Detention, Prison and Exit Ban
Lee would spend the next year and five months in detention. The first time since he was disappeared on 20 August 2019 that he was allowed to see a lawyer was in January 2020.
"My family told me that they had contacted more than 10 lawyers but none of them wanted to take on my case.” They finally found one willing.
Lee was lucky, he was allowed to hire a lawyer of his choice. Many human rights defenders in China are prevented from hiring their own lawyer, instead having to take a state-appointed attorney.
However, the lawyer did not have much power to help him. “I felt that the only use of that lawyer was to help me communicate with my family, he did not defend me at all. He just asked me to plead guilty... he said that way I would get a shorter sentence; it’s the only way he could help me.”
Initially, Lee wanted to profess his innocence, but in the end he went along with his lawyer’s advice. China has an almost 100% guilty rate.
The lawyer, however, did pass messages between Lee and his family members. He was not allowed to meet with his family or talk to them, and no Taiwanese official ever visited him in RSDL, detention or prison. His hearing was held on 15 June 2020, with sentencing not until the next year on 15 January. He was given one year and 10 months.

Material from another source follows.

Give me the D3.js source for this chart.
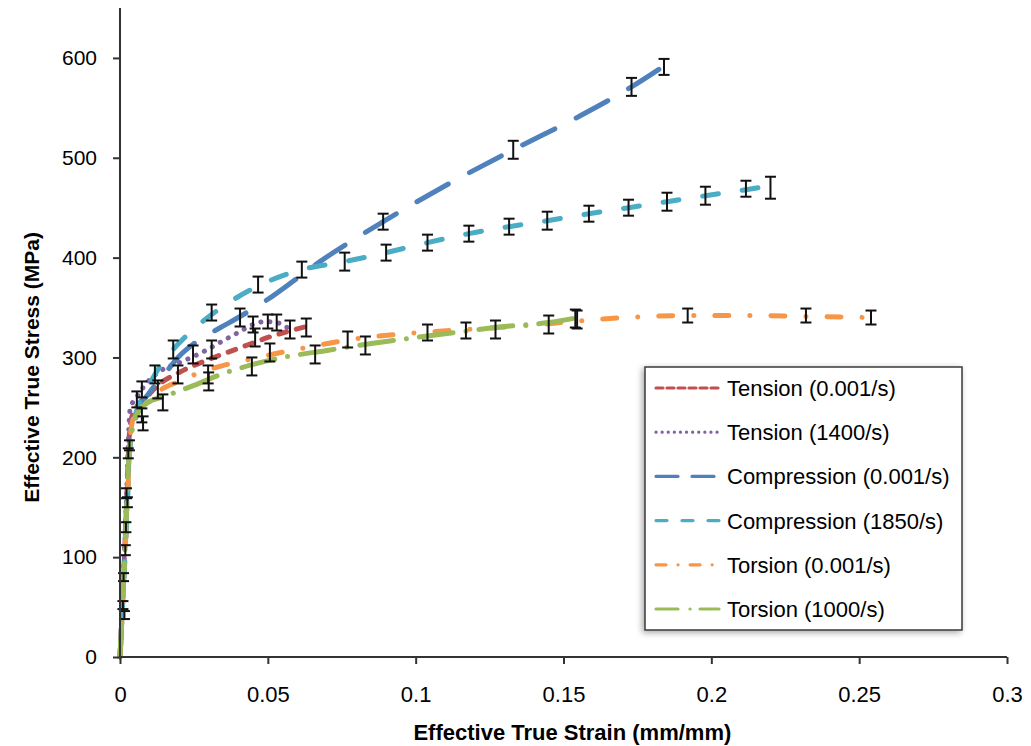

For Lee, the period between the court hearing and his sentencing was the most difficult period of his incarceration in China. “I had no idea how many years they would sentence me to, that was very painful,” he remembers.
After sentencing, he requested to be transferred to prison where he enjoyed better conditions and where he could meet other Chinese prisoners. Because of time served, he was released around four or five months later.
However, one month before he was freed, he got a shock.
“An officer told me I had to serve an additional two years Deprivation of Political Rights, which included an exit ban. I was very shocked. Nobody, including my lawyer, had warned me about this.”
For more on the growing number of Exit Bans in China please read our latest report,Trapped.
After his release he travelled to Shenzhen, Shanghai and Beijing to ask Exit-Entry Administration officers if he was banned. They told him they had no information on his case and suggested he try to leave. So he booked a flight in Shanghai but at the last moment he was prevented from boarding.
Three days before the two years were up, police sent him a text message to tell him he would be able to leave once the sentence was over.
On his flight out on 24 July 2023, almost four years since he had gone on that fateful business trip, Lee wept. “It was four years of tension coming out,” he remembers.